«¡Heil Hitler!». Son los últimos días de 2017 y el reloj marca las once de la noche en un bar frecuentado por estudiantes (muchos internacionales) de una de las escuelas de negocios más prestigiosas de Madrid. Acaban de entrar dos jóvenes elegantes y bien parecidos, como sacados de cualquier serie juvenil de moda. Están completamente ebrios y gritan sin aspavientos el saludo nazi por antonomasia. «¡Heil Hitler!», otra vez. Y otra vez más. La escasa clientela está incómoda y nerviosa. «¡Heil Hitler!, ¡Sieg Heil! Coño», resuena en el bar, aún más fuerte que la rumbita del lugar. «¡Ponme otra y apúntala a mi cuenta!», espeta arrogante uno de los estruendosos jóvenes españoles reivindicativos del tercer reich. El encargado se niega y lo invita cordialmente a salir. Desobedientes, los admiradores del führer bloquean la entrada y se niegan a irse hasta que los ahí presentes se tomen una copa con ellos. El resto pretende ignorarlos, pero les resulta imposible, ya que después de otro «¡Heil Hitler!» ambos pierden la verticalidad y se derrumban entre sonoras carcajadas. «Ya es tarde y habéis bebido demasiado, iros a casa», insiste el encargado, con la amabilidad pendiendo de un hilo. La escena se repite y por fin deciden salir, no sin antes rematar con un «¡Viva España y viva Dios! -con beso incluido al crucifijo colgante-», dirigido a la clientela foránea. Pero afuera continúan con los gritos. «Ya les habían echado del bar de la esquina», alguien comenta. Mientras tanto, un chileno y un francés -atónitos- sólo miran y han dejado de beber. Ninguna caña se ha tirado y ninguna copa se ha servido desde el primer «¡Heil Hitler!» hace casi media hora. Finalmente, seis policías llegan y ponen fin a esa escena digna de «Rebeldes del swing» (filme de 1993, coprotagonizado por Christian Bale), y, como si nada hubiese pasado, sale una ronda de cañas, los hielos humean con las caricias de la ginebra, y la rumbita suena de nuevo.

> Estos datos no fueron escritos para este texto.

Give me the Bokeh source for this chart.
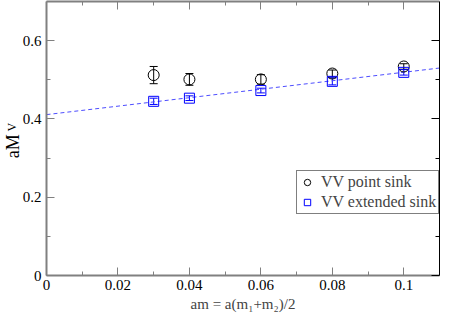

Eso sucedió hace no mucho y no muy lejos. Fue en un bar de Madrid a finales del año pasado. Ese microepisodio de los ecos de la Guerra Civil ocurrió a menos de treinta días de que la capital española acogiese a la exposición itinerante (que por primera vez sale de Polonia) «Auschwitz. No hace mucho. No muy lejos»: una muestra que inicia con el zapato rojo de una mujer, de quien sólo se sabe que fue enviada a morir a ese campo de exterminio bajo las órdenes de alguien que seguramente también gritaba con fruición «¡Heil Hitler!». Y como ella un millón cien mil más (del millón trescientos mil que allí llegaron sin saber a dónde iban).

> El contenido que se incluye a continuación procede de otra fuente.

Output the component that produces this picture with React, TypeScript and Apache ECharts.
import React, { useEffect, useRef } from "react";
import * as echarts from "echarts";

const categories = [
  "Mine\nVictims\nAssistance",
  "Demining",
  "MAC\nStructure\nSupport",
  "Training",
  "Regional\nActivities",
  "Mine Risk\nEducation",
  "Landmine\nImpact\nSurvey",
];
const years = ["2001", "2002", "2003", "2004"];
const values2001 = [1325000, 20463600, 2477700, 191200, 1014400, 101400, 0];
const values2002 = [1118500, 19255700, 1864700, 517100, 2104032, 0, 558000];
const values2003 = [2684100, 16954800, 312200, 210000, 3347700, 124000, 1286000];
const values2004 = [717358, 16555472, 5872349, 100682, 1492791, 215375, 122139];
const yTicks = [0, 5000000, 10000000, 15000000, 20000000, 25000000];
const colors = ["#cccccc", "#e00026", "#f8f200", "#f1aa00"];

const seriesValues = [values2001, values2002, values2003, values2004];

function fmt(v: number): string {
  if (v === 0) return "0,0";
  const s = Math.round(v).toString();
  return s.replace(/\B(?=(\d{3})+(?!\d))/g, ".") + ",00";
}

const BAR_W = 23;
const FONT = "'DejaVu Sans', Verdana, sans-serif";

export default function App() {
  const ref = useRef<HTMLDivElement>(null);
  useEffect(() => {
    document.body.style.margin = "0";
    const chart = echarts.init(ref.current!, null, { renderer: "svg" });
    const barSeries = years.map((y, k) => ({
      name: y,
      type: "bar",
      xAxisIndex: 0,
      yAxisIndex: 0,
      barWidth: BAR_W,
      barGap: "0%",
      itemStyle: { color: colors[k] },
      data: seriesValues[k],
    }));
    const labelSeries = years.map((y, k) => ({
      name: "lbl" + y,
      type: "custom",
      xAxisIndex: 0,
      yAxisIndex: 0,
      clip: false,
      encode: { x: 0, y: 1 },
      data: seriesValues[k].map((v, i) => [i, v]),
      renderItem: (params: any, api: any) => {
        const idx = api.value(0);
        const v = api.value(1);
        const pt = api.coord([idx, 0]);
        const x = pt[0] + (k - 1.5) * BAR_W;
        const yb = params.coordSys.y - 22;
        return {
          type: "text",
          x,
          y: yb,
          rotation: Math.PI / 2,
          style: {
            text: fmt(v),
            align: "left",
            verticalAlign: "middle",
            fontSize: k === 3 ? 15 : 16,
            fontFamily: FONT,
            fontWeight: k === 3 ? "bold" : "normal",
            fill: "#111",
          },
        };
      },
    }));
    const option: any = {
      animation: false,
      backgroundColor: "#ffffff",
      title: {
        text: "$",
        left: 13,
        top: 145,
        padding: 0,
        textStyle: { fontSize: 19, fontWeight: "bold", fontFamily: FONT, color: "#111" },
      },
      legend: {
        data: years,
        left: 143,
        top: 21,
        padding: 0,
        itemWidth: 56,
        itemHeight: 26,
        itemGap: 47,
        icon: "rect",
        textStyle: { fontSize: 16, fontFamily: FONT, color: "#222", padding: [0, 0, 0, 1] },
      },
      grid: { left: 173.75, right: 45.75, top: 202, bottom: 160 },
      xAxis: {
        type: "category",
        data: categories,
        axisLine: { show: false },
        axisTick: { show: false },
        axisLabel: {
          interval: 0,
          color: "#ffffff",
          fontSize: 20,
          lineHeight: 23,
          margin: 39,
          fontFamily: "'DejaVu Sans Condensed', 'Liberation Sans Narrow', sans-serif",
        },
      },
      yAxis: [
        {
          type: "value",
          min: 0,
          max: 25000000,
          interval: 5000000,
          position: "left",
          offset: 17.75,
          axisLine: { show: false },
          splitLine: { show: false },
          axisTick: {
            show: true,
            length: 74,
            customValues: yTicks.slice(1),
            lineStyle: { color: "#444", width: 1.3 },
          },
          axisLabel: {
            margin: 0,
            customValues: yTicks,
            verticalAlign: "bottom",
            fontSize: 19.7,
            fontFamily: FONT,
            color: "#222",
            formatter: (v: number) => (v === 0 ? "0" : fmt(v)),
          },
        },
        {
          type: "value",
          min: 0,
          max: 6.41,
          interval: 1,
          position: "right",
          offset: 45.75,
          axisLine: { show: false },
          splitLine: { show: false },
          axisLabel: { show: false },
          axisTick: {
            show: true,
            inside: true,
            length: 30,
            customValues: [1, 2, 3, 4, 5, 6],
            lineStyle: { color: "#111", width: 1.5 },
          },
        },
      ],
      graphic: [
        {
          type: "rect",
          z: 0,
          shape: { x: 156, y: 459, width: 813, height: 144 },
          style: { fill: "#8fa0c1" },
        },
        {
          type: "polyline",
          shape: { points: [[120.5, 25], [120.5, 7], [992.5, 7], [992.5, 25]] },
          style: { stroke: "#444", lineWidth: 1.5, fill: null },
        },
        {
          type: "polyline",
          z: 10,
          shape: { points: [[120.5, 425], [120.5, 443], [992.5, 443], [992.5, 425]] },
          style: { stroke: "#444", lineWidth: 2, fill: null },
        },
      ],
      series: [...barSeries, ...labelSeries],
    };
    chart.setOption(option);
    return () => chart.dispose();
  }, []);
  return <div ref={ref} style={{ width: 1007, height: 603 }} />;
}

El Holocausto, para muchos, no es más que un episodio histórico. Pero para Luis Ferreiro, director de esa exposición (en Madrid), no es así. Él recogió los testimonios de algunos sobrevivientes de aquella injustificable barbarie, y quedó impresionado de que muchos de ellos encuentren paralelismos entre el preámbulo de la Segunda Guerra Mundial y la actualidad. Por el odio que se respira. Porque, al igual que antes, el silencio sigue siendo cómplice. Porque parece que estamos repitiendo la misma historia: esa que nos han invitado tantas veces a no olvidar.

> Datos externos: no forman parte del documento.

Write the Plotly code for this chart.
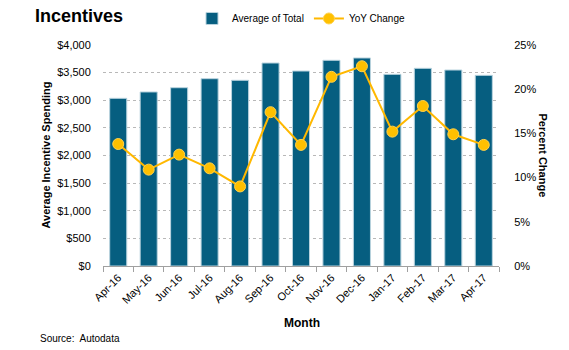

--¿Cuál es la esencia de Auschwitz, Luis?-
--Hace un par de años, durante la primavera, paseábamos cerca de los crematorios con el director de ese museo y nos mostró un reflejo blanco en el césped. Nosotros pensamos que se trataba algún tipo de vegetación, pero no era así. Eran fragmentos óseos y dientes de quienes habían sido exterminados, cremados y enterrados en las fosas cuando los nazis ya no daban abasto en los crematorios. Pero ahora la tierra los 'devolvía'. Se trataba de los restos de personas que fueron borradas de la historia, de las que sólo había quedado un zapato o unas gafas, pero que ahora regresaban en forma de 'grito mudo' como una advertencia de lo que el hombre es capaz de hacer.
La mayoría de las historias en el campo de exterminio de Auschwitz-Birkenau comenzaron con un «¡Heil Hitler!». Todas se cuentan solas. Y muchas lo hacen en silencio, como cada uno de esos dientes que, cuando llega la primavera, nacen queriendo ser una flor.